_WORK INSTRUCTIONS_
Give the listing again exactly, omitting its images.

_PROVIDED DATA_

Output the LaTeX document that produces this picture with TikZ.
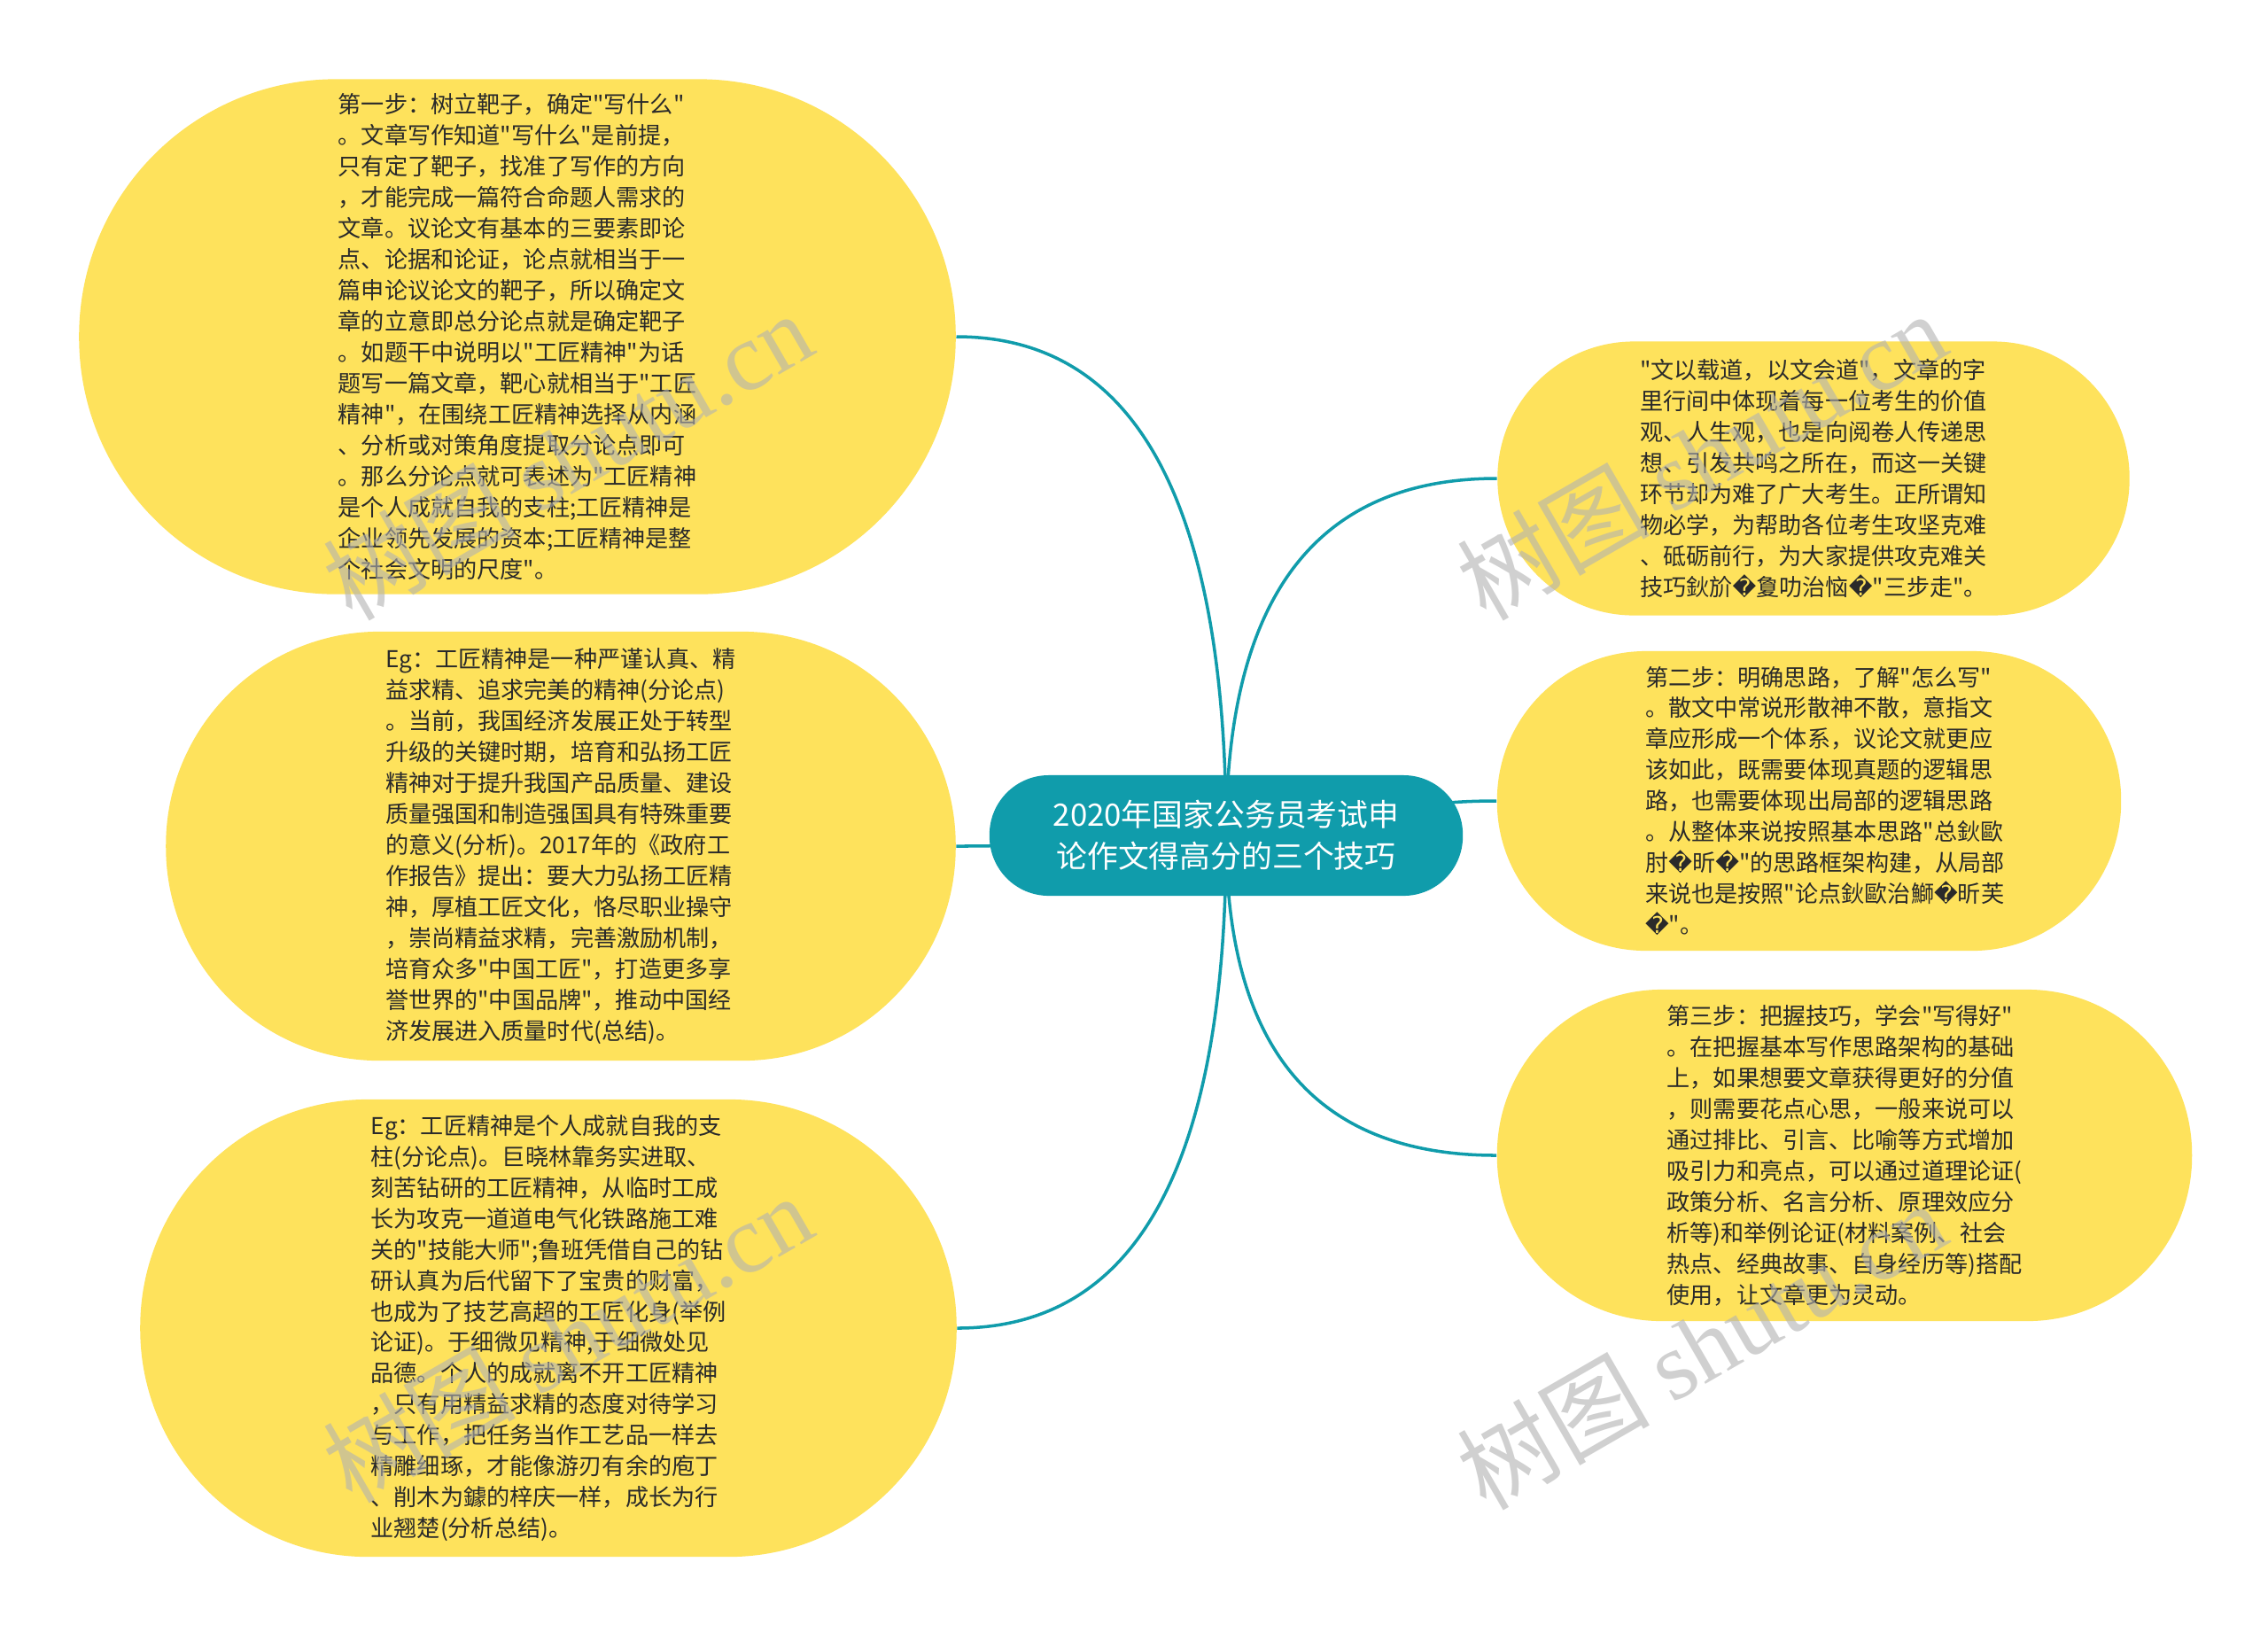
\documentclass[tikz,border=0pt]{standalone}
\usepackage{fontspec}
\newfontfamily\cjk{Noto Sans CJK SC}
\newfontfamily\dvs{DejaVu Sans}
\newfontfamily\wmserif{Liberation Serif}
\usetikzlibrary{backgrounds}
\newcommand\rpl{{\dvs\char"FFFD}}
\definecolor{leafyellow}{HTML}{FEE25C}
\definecolor{rootteal}{HTML}{109CAB}
\definecolor{textdark}{HTML}{2A2A2A}
\tikzset{
  leaf/.style={fill=leafyellow, text=textdark, align=left, inner sep=0pt,
    font=\cjk\fontsize{7.43pt}{9.95pt}\selectfont},
  leafshape/.style={fill=leafyellow, inner sep=0pt},
  leaftext/.style={text=textdark, align=left, inner sep=0pt,
    font=\cjk\fontsize{7.43pt}{9.95pt}\selectfont},
  root/.style={fill=rootteal, text=white, align=center, inner sep=0pt,
    font=\cjk\fontsize{9.9pt}{13.4pt}\selectfont, rounded corners=0.67cm,
    minimum width=5.34cm, minimum height=1.36cm},
  link/.style={draw=rootteal, line width=1pt},
  wm/.style={text=gray!60, opacity=0.6, font=\fontsize{31pt}{31pt}\selectfont, inner sep=0pt}
}
\begin{document}
\begin{tikzpicture}[x=0.01cm, y=-0.01cm]
\useasboundingbox (0,0) rectangle (2560,1841);

\node[root] (c) at (1384,943) {2020年国家公务员考试申\\论作文得高分的三个技巧};

\node[leaf, minimum width=9.89cm, minimum height=5.81cm, rounded corners=2.9cm] (n1) at (584,380) {第一步：树立靶子，确定"写什么"\\。文章写作知道"写什么"是前提，\\只有定了靶子，找准了写作的方向\\，才能完成一篇符合命题人需求的\\文章。议论文有基本的三要素即论\\点、论据和论证，论点就相当于一\\篇申论议论文的靶子，所以确定文\\章的立意即总分论点就是确定靶子\\。如题干中说明以"工匠精神"为话\\题写一篇文章，靶心就相当于"工匠\\精神"，在围绕工匠精神选择从内涵\\、分析或对策角度提取分论点即可\\。那么分论点就可表述为"工匠精神\\是个人成就自我的支柱;工匠精神是\\企业领先发展的资本;工匠精神是整\\个社会文明的尺度"。};

\node[leaf, minimum width=8.91cm, minimum height=4.84cm, rounded corners=2.41cm] (n2) at (633,955) {Eg：工匠精神是一种严谨认真、精\\益求精、追求完美的精神(分论点)\\。当前，我国经济发展正处于转型\\升级的关键时期，培育和弘扬工匠\\精神对于提升我国产品质量、建设\\质量强国和制造强国具有特殊重要\\的意义(分析)。2017年的《政府工\\作报告》提出：要大力弘扬工匠精\\神，厚植工匠文化，恪尽职业操守\\，崇尚精益求精，完善激励机制，\\培育众多"中国工匠"，打造更多享\\誉世界的"中国品牌"，推动中国经\\济发展进入质量时代(总结)。};

\node[leaf, minimum width=9.21cm, minimum height=5.16cm, rounded corners=2.57cm] (n3) at (619,1499) {Eg：工匠精神是个人成就自我的支\\柱(分论点)。巨晓林靠务实进取、\\刻苦钻研的工匠精神，从临时工成\\长为攻克一道道电气化铁路施工难\\关的"技能大师";鲁班凭借自己的钻\\研认真为后代留下了宝贵的财富，\\也成为了技艺高超的工匠化身(举例\\论证)。于细微见精神,于细微处见\\品德。个人的成就离不开工匠精神\\，只有用精益求精的态度对待学习\\与工作，把任务当作工艺品一样去\\精雕细琢，才能像游刃有余的庖丁\\、削木为鐻的梓庆一样，成长为行\\业翘楚(分析总结)。};

\node[leaf, minimum width=7.13cm, minimum height=3.09cm, rounded corners=1.54cm] (n4) at (2047,540) {"文以载道，以文会道"，文章的字\\里行间中体现着每一位考生的价值\\观、人生观，也是向阅卷人传递思\\想、引发共鸣之所在，而这一关键\\环节却为难了广大考生。正所谓知\\物必学，为帮助各位考生攻坚克难\\、砥砺前行，为大家提供攻克难关\\技巧鈥斺\rpl 夐叻治恼\rpl"三步走"。};

\node[leafshape, minimum width=7.04cm, minimum height=3.38cm, rounded corners=1.68cm] (n5) at (2042,904) {};
\node[leaftext] (t5) at (2060,904) {第二步：明确思路，了解"怎么写"\\。散文中常说形散神不散，意指文\\章应形成一个体系，议论文就更应\\该如此，既需要体现真题的逻辑思\\路，也需要体现出局部的逻辑思路\\。从整体来说按照基本思路"总鈥歐\\肘\rpl 昕\rpl"的思路框架构建，从局部\\来说也是按照"论点鈥歐治鰤\rpl 昕芙\\\rpl"。};

\node[leaf, minimum width=7.84cm, minimum height=3.74cm, rounded corners=1.86cm] (n6) at (2082,1304) {第三步：把握技巧，学会"写得好"\\。在把握基本写作思路架构的基础\\上，如果想要文章获得更好的分值\\，则需要花点心思，一般来说可以\\通过排比、引言、比喻等方式增加\\吸引力和亮点，可以通过道理论证(\\政策分析、名言分析、原理效应分\\析等)和举例论证(材料案例、社会\\热点、经典故事、自身经历等)搭配\\使用，让文章更为灵动。};

\begin{scope}[on background layer]
\fill[white] (0,0) rectangle (2560,1841);
\draw[link] (c.center) .. controls +(0,-375) and +(203,0) .. (n1.east);
\draw[link] (c.center) .. controls +(-150,0) and +(150,0) .. (n2.east);
\draw[link] (c.center) .. controls +(0,371) and +(203,0) .. (n3.east);
\draw[link] (c.center) .. controls +(0,-269) and +(-204,0) .. (n4.west);
\draw[link] (c.center) .. controls +(150,0) and +(-150,0) .. (n5.west);
\draw[link] (c.center) .. controls +(0,241) and +(-204,0) .. (n6.west);
\end{scope}

\node[wm, rotate=30] (w1) at (640,514) {\cjk 树图 {\wmserif shutu.cn}};
\node[wm, rotate=30] (w2) at (1920,514) {\cjk 树图 {\wmserif shutu.cn}};
\node[wm, rotate=30] (w3) at (640,1510) {\cjk 树图 {\wmserif shutu.cn}};
\node[wm, rotate=30] (w4) at (1920,1518) {\cjk 树图 {\wmserif shutu.cn}};
\end{tikzpicture}
\end{document}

_FINISHED TASK_
Output the LaTeX document that produces this picture with TikZ.
\documentclass[tikz,border=0pt]{standalone}
\usepackage{fontspec}
\newfontfamily\cjk{Noto Sans CJK SC}
\newfontfamily\dvs{DejaVu Sans}
\newfontfamily\wmserif{Liberation Serif}
\usetikzlibrary{backgrounds}
\newcommand\rpl{{\dvs\char"FFFD}}
\definecolor{leafyellow}{HTML}{FEE25C}
\definecolor{rootteal}{HTML}{109CAB}
\definecolor{textdark}{HTML}{2A2A2A}
\tikzset{
  leaf/.style={fill=leafyellow, text=textdark, align=left, inner sep=0pt,
    font=\cjk\fontsize{7.43pt}{9.95pt}\selectfont},
  leafshape/.style={fill=leafyellow, inner sep=0pt},
  leaftext/.style={text=textdark, align=left, inner sep=0pt,
    font=\cjk\fontsize{7.43pt}{9.95pt}\selectfont},
  root/.style={fill=rootteal, text=white, align=center, inner sep=0pt,
    font=\cjk\fontsize{9.9pt}{13.4pt}\selectfont, rounded corners=0.67cm,
    minimum width=5.34cm, minimum height=1.36cm},
  link/.style={draw=rootteal, line width=1pt},
  wm/.style={text=gray!60, opacity=0.6, font=\fontsize{31pt}{31pt}\selectfont, inner sep=0pt}
}
\begin{document}
\begin{tikzpicture}[x=0.01cm, y=-0.01cm]
\useasboundingbox (0,0) rectangle (2560,1841);

\node[root] (c) at (1384,943) {2020年国家公务员考试申\\论作文得高分的三个技巧};

\node[leaf, minimum width=9.89cm, minimum height=5.81cm, rounded corners=2.9cm] (n1) at (584,380) {第一步：树立靶子，确定"写什么"\\。文章写作知道"写什么"是前提，\\只有定了靶子，找准了写作的方向\\，才能完成一篇符合命题人需求的\\文章。议论文有基本的三要素即论\\点、论据和论证，论点就相当于一\\篇申论议论文的靶子，所以确定文\\章的立意即总分论点就是确定靶子\\。如题干中说明以"工匠精神"为话\\题写一篇文章，靶心就相当于"工匠\\精神"，在围绕工匠精神选择从内涵\\、分析或对策角度提取分论点即可\\。那么分论点就可表述为"工匠精神\\是个人成就自我的支柱;工匠精神是\\企业领先发展的资本;工匠精神是整\\个社会文明的尺度"。};

\node[leaf, minimum width=8.91cm, minimum height=4.84cm, rounded corners=2.41cm] (n2) at (633,955) {Eg：工匠精神是一种严谨认真、精\\益求精、追求完美的精神(分论点)\\。当前，我国经济发展正处于转型\\升级的关键时期，培育和弘扬工匠\\精神对于提升我国产品质量、建设\\质量强国和制造强国具有特殊重要\\的意义(分析)。2017年的《政府工\\作报告》提出：要大力弘扬工匠精\\神，厚植工匠文化，恪尽职业操守\\，崇尚精益求精，完善激励机制，\\培育众多"中国工匠"，打造更多享\\誉世界的"中国品牌"，推动中国经\\济发展进入质量时代(总结)。};

\node[leaf, minimum width=9.21cm, minimum height=5.16cm, rounded corners=2.57cm] (n3) at (619,1499) {Eg：工匠精神是个人成就自我的支\\柱(分论点)。巨晓林靠务实进取、\\刻苦钻研的工匠精神，从临时工成\\长为攻克一道道电气化铁路施工难\\关的"技能大师";鲁班凭借自己的钻\\研认真为后代留下了宝贵的财富，\\也成为了技艺高超的工匠化身(举例\\论证)。于细微见精神,于细微处见\\品德。个人的成就离不开工匠精神\\，只有用精益求精的态度对待学习\\与工作，把任务当作工艺品一样去\\精雕细琢，才能像游刃有余的庖丁\\、削木为鐻的梓庆一样，成长为行\\业翘楚(分析总结)。};

\node[leaf, minimum width=7.13cm, minimum height=3.09cm, rounded corners=1.54cm] (n4) at (2047,540) {"文以载道，以文会道"，文章的字\\里行间中体现着每一位考生的价值\\观、人生观，也是向阅卷人传递思\\想、引发共鸣之所在，而这一关键\\环节却为难了广大考生。正所谓知\\物必学，为帮助各位考生攻坚克难\\、砥砺前行，为大家提供攻克难关\\技巧鈥斺\rpl 夐叻治恼\rpl"三步走"。};

\node[leafshape, minimum width=7.04cm, minimum height=3.38cm, rounded corners=1.68cm] (n5) at (2042,904) {};
\node[leaftext] (t5) at (2060,904) {第二步：明确思路，了解"怎么写"\\。散文中常说形散神不散，意指文\\章应形成一个体系，议论文就更应\\该如此，既需要体现真题的逻辑思\\路，也需要体现出局部的逻辑思路\\。从整体来说按照基本思路"总鈥歐\\肘\rpl 昕\rpl"的思路框架构建，从局部\\来说也是按照"论点鈥歐治鰤\rpl 昕芙\\\rpl"。};

\node[leaf, minimum width=7.84cm, minimum height=3.74cm, rounded corners=1.86cm] (n6) at (2082,1304) {第三步：把握技巧，学会"写得好"\\。在把握基本写作思路架构的基础\\上，如果想要文章获得更好的分值\\，则需要花点心思，一般来说可以\\通过排比、引言、比喻等方式增加\\吸引力和亮点，可以通过道理论证(\\政策分析、名言分析、原理效应分\\析等)和举例论证(材料案例、社会\\热点、经典故事、自身经历等)搭配\\使用，让文章更为灵动。};

\begin{scope}[on background layer]
\fill[white] (0,0) rectangle (2560,1841);
\draw[link] (c.center) .. controls +(0,-375) and +(203,0) .. (n1.east);
\draw[link] (c.center) .. controls +(-150,0) and +(150,0) .. (n2.east);
\draw[link] (c.center) .. controls +(0,371) and +(203,0) .. (n3.east);
\draw[link] (c.center) .. controls +(0,-269) and +(-204,0) .. (n4.west);
\draw[link] (c.center) .. controls +(150,0) and +(-150,0) .. (n5.west);
\draw[link] (c.center) .. controls +(0,241) and +(-204,0) .. (n6.west);
\end{scope}

\node[wm, rotate=30] (w1) at (640,514) {\cjk 树图 {\wmserif shutu.cn}};
\node[wm, rotate=30] (w2) at (1920,514) {\cjk 树图 {\wmserif shutu.cn}};
\node[wm, rotate=30] (w3) at (640,1510) {\cjk 树图 {\wmserif shutu.cn}};
\node[wm, rotate=30] (w4) at (1920,1518) {\cjk 树图 {\wmserif shutu.cn}};
\end{tikzpicture}
\end{document}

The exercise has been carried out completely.